By McKenna Luzynski
Staff Writer
April 16, 2007, Seung-Hui Cho killed 32 people and wounded 17 others at Virginia Tech before taking his own life. The Virginia Tech Massacre was the deadliest shooting in the United States committed by a single gunman. It ignited numerous movements to increase the stringency of gun laws, mental health care reform, and college security.
In an effort to ensure that a tragedy such as the one at Virginia Tech does not happen on Furman’s campus and to minimize the devastation if a gunman were to open fire on campus, the Furman University Police Department (FUPO) began teaching hour-long courses on how to respond in the event that an active shooter is reported on campus.
Before Furman hired Tom Saccenti to fill the role of Police Chief, the university did not have any protocols for active shooter reports. That changed when Saccenti arrived.
“We put five officers through the instructor program about six months ago, and we are trying to roll it out as a campus-wide effort. We put all freshman through [the active shooter preparedness course] at orientation, we’ve put the president’s cabinet through it, and we are slowly going around to each individual group,” Saccenti said.
Saccenti believes everyone on campus needs to respond to active shooter crises same way. For this reason, the course is based on the easy-to-remember acronym, “ALICE,” or “Alert, Lockdown, Inform, Counter, Evacuate.”

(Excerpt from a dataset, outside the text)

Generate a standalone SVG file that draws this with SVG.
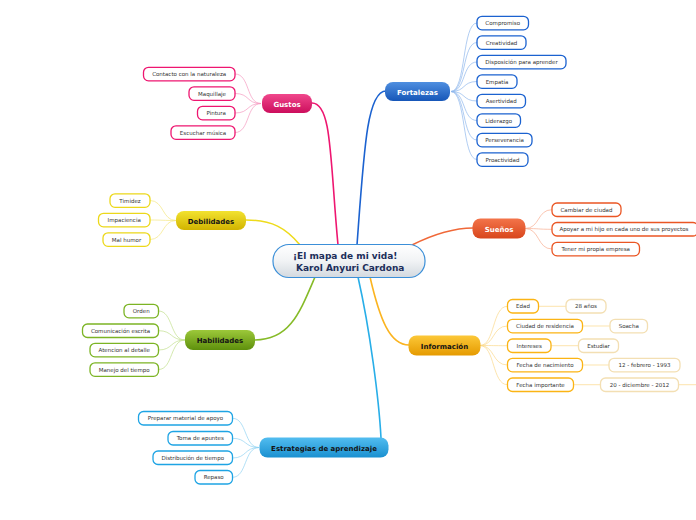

The course itself is a very interactive program. Saccenti and the rest of FUPO believe that hands-on experience provides the best teaching tool. Thus, at the beginning of the hour, they ask all willing participants to prepare themselves to respond to a shooter in the room. A plain-clothes officer then enters the room with a BB gun and proceeds to carry out an attack.
Often, the participants try to protect themselves using the “duck and cover” approach. As Saccenti points out in his presentation, this. He explains that the best response is to follow the steps, “Alert, Lockdown, Inform, Counter, Evacuate.”
According to the ALICE training website, if an active shooter is in the vicinity, victims should “use plain and specific language” to communicate that there is a threat; “barricade the room, silence mobile devices, and prepare to evacuate or counter as needed;” “communicate the shooter’s location in real time;” “create noise, movement, distance, and distraction with the intent of reducing the shooter’s ability to shoot accurately;” and “remove [themselves] from the danger zone” when it is safe to do so.
In the course prepared for the marketing department, after a second mock threat where these principles were applied, the participants felt “better” and “safer.”
Saccenti believes so strongly in the success of this program that he wants to implement it throughout the community and in other schools.
“Our officers will go out and teach anybody for free,” Saccenti said.
The takeaway lesson from this program was clear: we, as members of the Furman community, have the power to prevent another tragedy if a gunman were to attack our campus.
“If they wanted to, they would have dislocated my shoulder or broken my arm. I can tell by the way they were holding me,” Assistant FUPO Chief David Enter said after a stimulation.
“If you’re holding onto the head, where the head goes, the body follows. That’s 900 pounds of men on me. I’m not moving. I’m not going anywhere.”